Le tournage commence en 2015 et, un an plus tard, au lieu de l’événement historique « c’est la déception quasi nationale », dit Dieudo Hamadi, parce que l’élection n’a pas eu lieu…

Mais l’histoire, tout au long du film, est africaine. Les trois jeunes activistes, qui en sont les héros, n’ont-ils pas tout à fait le même avis sur ce qu’il faut faire ? « C’est là, un peu le problème de tous les mouvements idéalistes qui naissent, pour changer les choses », dit le documentariste, pour qui il était, aussi, important de montrer ces contradictions, la difficulté, la complexité à mettre les idées ensemble, pour regarder dans la même direction et obtenir les avancées politiques dont rêvent les peuples.

Lui-même a-t-il pris des risques personnels ? « Il était important de les prendre, dit-il. Comme j’étais un inconnu, il fallait que je leur prouve que je serais avec eux, que je prendrais les mêmes risques qu’eux ». Et lorsqu’il parle de la police, renforcée par l’armée, qui semble avoir été autorisée à tirer à balles réelles sur les populations, on se croirait… à Lomé, par exemple.

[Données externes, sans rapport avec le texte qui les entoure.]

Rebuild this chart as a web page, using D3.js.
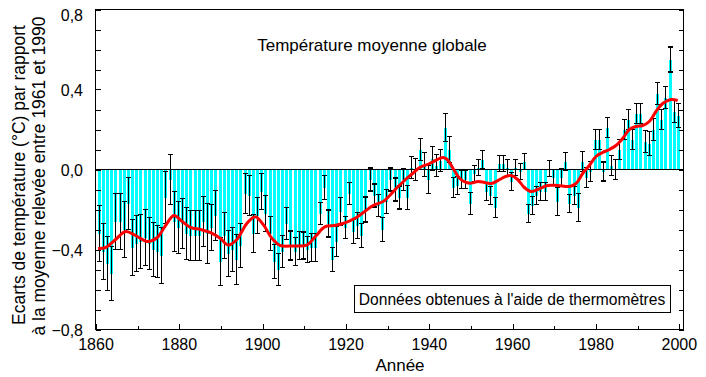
<!DOCTYPE html>
<html>
<head>
<meta charset="utf-8">
<script src="https://cdn.jsdelivr.net/npm/d3@7"></script>
<style>
  body { margin: 0; background: #fff; }
  svg { font-family: "Liberation Sans", Arial, sans-serif; }
</style>
</head>
<body>
<svg id="chart" width="706" height="377"></svg>
<script>
// annual anomalies (°C, vs 1961-1990), 1861..2000
const firstYear = 1861;
const anomalies = [
  -0.32, -0.41, -0.47, -0.52, -0.26, -0.26, -0.30, -0.17, -0.39, -0.37,
  -0.36, -0.34, -0.37, -0.40, -0.41, -0.43, -0.14, -0.05, -0.26, -0.29,
  -0.27, -0.32, -0.33, -0.33, -0.33, -0.26, -0.32, -0.29, -0.23, -0.46,
  -0.33, -0.42, -0.40, -0.45, -0.38, -0.12, -0.13, -0.32, -0.23, -0.11,
  -0.22, -0.32, -0.46, -0.50, -0.41, -0.27, -0.38, -0.41, -0.38, -0.38,
  -0.40, -0.39, -0.39, -0.22, -0.09, -0.27, -0.45, -0.36, -0.21, -0.29,
  -0.12, -0.31, -0.28, -0.33, -0.20, -0.05, -0.13, -0.18, -0.30, -0.16,
  -0.05, -0.10, -0.14, -0.05, -0.14, 0.01, 0.00, 0.10, 0.025, -0.05,
  0.055, 0.02, 0.045, 0.21, 0.10, -0.09, -0.08, -0.05, -0.05, -0.17,
  -0.02, 0.01, 0.05, -0.11, -0.13, -0.19, 0.03, 0.03, 0.01, -0.06,
  0.01, -0.01, 0.04, -0.22, -0.18, -0.13, -0.11, -0.11, 0.005, -0.04,
  -0.16, -0.04, 0.04, -0.17, -0.13, -0.19, 0.04, -0.04, -0.01, 0.15,
  0.15, -0.01, 0.21, 0.02, 0.00, 0.10, 0.20, 0.25, 0.15, 0.28,
  0.28, 0.14, 0.13, 0.20, 0.38, 0.25, 0.36, 0.55, 0.29, 0.27
];
// half-width of the error bars (°C)
const uncertainty = [
  0.14, 0.14, 0.135, 0.135, 0.14, 0.14, 0.14, 0.13, 0.14, 0.14,
  0.135, 0.14, 0.13, 0.135, 0.13, 0.14, 0.13, 0.125, 0.15, 0.13,
  0.125, 0.13, 0.125, 0.125, 0.125, 0.125, 0.15, 0.115, 0.125, 0.12,
  0.115, 0.115, 0.11, 0.125, 0.11, 0.10, 0.10, 0.095, 0.09, 0.09,
  0.09, 0.085, 0.085, 0.08, 0.08, 0.08, 0.072, 0.07, 0.07, 0.068,
  0.065, 0.07, 0.07, 0.056, 0.06, 0.067, 0.06, 0.075, 0.07, 0.055,
  0.055, 0.06, 0.065, 0.06, 0.062, 0.057, 0.057, 0.056, 0.059, 0.06,
  0.057, 0.058, 0.058, 0.056, 0.06, 0.056, 0.056, 0.056, 0.06, 0.07,
  0.06, 0.055, 0.055, 0.07, 0.065, 0.05, 0.045, 0.045, 0.045, 0.055,
  0.04, 0.04, 0.045, 0.045, 0.045, 0.05, 0.04, 0.04, 0.04, 0.045,
  0.04, 0.04, 0.04, 0.045, 0.045, 0.045, 0.045, 0.045, 0.04, 0.04,
  0.07, 0.045, 0.045, 0.045, 0.045, 0.07, 0.05, 0.05, 0.05, 0.05,
  0.05, 0.048, 0.05, 0.05, 0.05, 0.05, 0.05, 0.05, 0.05, 0.05,
  0.05, 0.055, 0.06, 0.055, 0.055, 0.05, 0.055, 0.063, 0.055, 0.06
];
// smoothed curve
const smoothYears = [
  1860.5, 1862.3, 1864.7, 1867.1, 1869.5, 1872.3, 1874.7, 1876.7, 1878.7, 1880.7,
  1882.7, 1885.1, 1887.5, 1889.8, 1891.8, 1893.8, 1896.2, 1898.2, 1900.2, 1902.2,
  1904.2, 1907.4, 1910.6, 1912.6, 1915, 1917, 1919.3, 1922.5, 1924.5, 1926.5,
  1928.9, 1930.5, 1932.1, 1934.3, 1936, 1937.7, 1940.1, 1942.5, 1943.3, 1944.3,
  1945.7, 1947.3, 1948.9, 1950.1, 1951.7, 1953.3, 1954.9, 1956.9, 1958.3, 1959.6,
  1961.2, 1962.8, 1964.4, 1966, 1968.4, 1970.8, 1973.6, 1975.2, 1976.8, 1978.4,
  1980, 1981.6, 1983.2, 1984.8, 1986.4, 1988, 1989.6, 1991.2, 1992.8, 1994.4,
  1996, 1998, 1999.6
];
const smoothValues = [
  -0.395, -0.39, -0.35, -0.31, -0.33, -0.36, -0.34, -0.28, -0.23, -0.26,
  -0.29, -0.30, -0.316, -0.344, -0.378, -0.35, -0.27, -0.236, -0.277, -0.344,
  -0.38, -0.382, -0.378, -0.336, -0.286, -0.28, -0.27, -0.24, -0.21, -0.18,
  -0.16, -0.13, -0.094, -0.05, -0.02, 0.01, 0.03, 0.056, 0.06, 0.05,
  0.005, -0.045, -0.065, -0.068, -0.06, -0.065, -0.07, -0.05, -0.035, -0.03,
  -0.05, -0.09, -0.11, -0.10, -0.08, -0.08, -0.085, -0.07, -0.02, 0.02,
  0.065, 0.085, 0.10, 0.12, 0.155, 0.20, 0.215, 0.22, 0.24, 0.29,
  0.33, 0.35, 0.345
];
const xTickLabels = [1860, 1880, 1900, 1920, 1940, 1960, 1980, 2000];
const yTickLabels = [-0.8, -0.4, 0, 0.4, 0.8];

const svg = d3.select('#chart');
const plotLeft = 95.5, plotRight = 683.5, plotTop = 9.5, plotBottom = 329.5;

const x = d3.scaleLinear().domain([1860, 2001]).range([96, 683.5]);
const y = d3.scaleLinear().domain([-0.8, 0.8]).range([plotBottom, plotTop]);

const data = anomalies.map((v, i) => ({ year: firstYear + i, value: v, err: uncertainty[i] }));
// bars sit a little left of the year tick in the original
const cx = d => Math.round(x(d.year) - 1.5) + 0.5;

// bars
svg.append('g').selectAll('rect')
  .data(data)
  .join('rect')
  .attr('x', d => cx(d) - 1.5)
  .attr('width', 3)
  .attr('y', d => Math.min(y(d.value), y(0)))
  .attr('height', d => Math.abs(y(d.value) - y(0)))
  .attr('fill', '#00ffff')
  .attr('shape-rendering', 'crispEdges');

// error bars
const eb = svg.append('g').attr('stroke', '#000').attr('stroke-width', 1).attr('shape-rendering', 'crispEdges');
eb.selectAll('line.v')
  .data(data)
  .join('line')
  .attr('class', 'v')
  .attr('x1', cx).attr('x2', cx)
  .attr('y1', d => y(d.value + d.err))
  .attr('y2', d => y(d.value - d.err));
eb.selectAll('line.top')
  .data(data)
  .join('line')
  .attr('class', 'top')
  .attr('x1', d => cx(d) - 2.5).attr('x2', d => cx(d) + 2.5)
  .attr('y1', d => y(d.value + d.err)).attr('y2', d => y(d.value + d.err))
  .attr('stroke-width', 1.5);
eb.selectAll('line.bot')
  .data(data)
  .join('line')
  .attr('class', 'bot')
  .attr('x1', d => cx(d) - 2.5).attr('x2', d => cx(d) + 2.5)
  .attr('y1', d => y(d.value - d.err)).attr('y2', d => y(d.value - d.err))
  .attr('stroke-width', 1.5);

// zero line
svg.append('line')
  .attr('x1', plotLeft).attr('x2', plotRight)
  .attr('y1', y(0)).attr('y2', y(0))
  .attr('stroke', '#000').attr('shape-rendering', 'crispEdges');

// smoothed curve
const smooth = smoothYears.map((yr, i) => [yr, smoothValues[i]]);
svg.append('path')
  .datum(smooth)
  .attr('fill', 'none')
  .attr('stroke', '#ff0000')
  .attr('stroke-width', 3)
  .attr('d', d3.line().x(d => x(d[0])).y(d => y(d[1])).curve(d3.curveCatmullRom));

// frame
svg.append('rect')
  .attr('x', plotLeft).attr('y', plotTop)
  .attr('width', plotRight - plotLeft).attr('height', plotBottom - plotTop)
  .attr('fill', 'none').attr('stroke', '#000').attr('shape-rendering', 'crispEdges');

// ticks
const ticks = svg.append('g').attr('stroke', '#000').attr('shape-rendering', 'crispEdges');
d3.range(-8, 9).forEach(k => {
  const yy = Math.round(y(k / 10)) + 0.5;
  ticks.append('line').attr('x1', plotLeft).attr('x2', plotLeft + 5).attr('y1', yy).attr('y2', yy);
  ticks.append('line').attr('x1', plotRight - 5).attr('x2', plotRight).attr('y1', yy).attr('y2', yy);
});
d3.range(1860, 2001, 10).forEach(yr => {
  const xx = Math.round(x(yr)) + 0.5;
  const len = yr % 20 === 0 ? 6 : 3.5;
  ticks.append('line').attr('x1', xx).attr('x2', xx).attr('y1', plotBottom).attr('y2', plotBottom - len);
});

// tick labels
const fmt = v => d3.format('.1f')(v).replace('.', ',').replace('-', '\u2212');
svg.append('g').selectAll('text')
  .data(yTickLabels)
  .join('text')
  .attr('x', 83)
  .attr('y', d => d === 0.8 ? 21 : y(d) + 6)
  .attr('text-anchor', 'end')
  .attr('font-size', 16)
  .text(fmt);

svg.append('g').selectAll('text')
  .data(xTickLabels)
  .join('text')
  .attr('x', d => x(d))
  .attr('y', 350)
  .attr('text-anchor', 'middle')
  .attr('font-size', 16)
  .text(d => d);

// titles
svg.append('text')
  .attr('x', 400).attr('y', 371)
  .attr('text-anchor', 'middle').attr('font-size', 17)
  .text('Année');

svg.append('text')
  .attr('transform', 'translate(25,175) rotate(-90)')
  .attr('text-anchor', 'middle').attr('font-size', 17.5)
  .text('Ecarts de température (°C) par rapport');
svg.append('text')
  .attr('transform', 'translate(45,176) rotate(-90)')
  .attr('text-anchor', 'middle').attr('font-size', 17.5)
  .text('à la moyenne relevée entre 1961 et 1990');

svg.append('text')
  .attr('x', 372).attr('y', 51)
  .attr('text-anchor', 'middle').attr('font-size', 17)
  .text('Température moyenne globale');

// legend box
svg.append('rect')
  .attr('x', 354.5).attr('y', 285.5)
  .attr('width', 316).attr('height', 27)
  .attr('fill', '#fff').attr('stroke', '#000').attr('shape-rendering', 'crispEdges');
svg.append('text')
  .attr('x', 512).attr('y', 305)
  .attr('text-anchor', 'middle').attr('font-size', 15.6)
  .text("Données obtenues à l'aide de thermomètres");
</script>
</body>
</html>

Et lorsque Sophie Torlotin fait observer qu’il y a des morts, et se demande si ce sont ses propres photos, Dieudo Hamadi répond que ce n’est pas un jeu…

Et il précise que ces jeunes sont conscients de ce qui les attend, lorsqu’ils sortent, aujourd’hui, dans la rue, pour réclamer des élections, l’état de droit, la démocratie.

« Notre pays, dit-il, souffre d’absence de mémoire. Même pendant la longue dictature de Mobutu, beaucoup de gens se sont battus, et sont morts, pour les mêmes causes. Mais on n’est pas capable, aujourd’hui, d’en citer un seul ». Il a donc convaincu ses interlocuteurs d’accepter d’être filmés, pour ne pas tomber dans l’oubli.

Et c’est ici qu’apparaît le repère absolu !

« Le seul repère à peu près crédible que tous les jeunes ont, c’est Lumumba, mort il y a plus de quarante ans », dit Dieudo Hamadi. Mais Patrice Emery Lumumba n’est pas le repère à peu près crédible que pour les seuls jeunes Congolais. Il est un des deux ou trois repères crédibles pour toute la jeunesse africaine. Et les autres repères crédibles sont Thomas Sankara et Nelson Mandela.

Il a proposé aux trois jeunes activistes kinois d’immortaliser leur combat, non seulement pour eux, mais aussi pour ceux qui viendront, demain : « pour leur montrer, dit-il, que vous n’êtes pas restés les bras croisés, face à la situation d’injustice que vivait le pays ».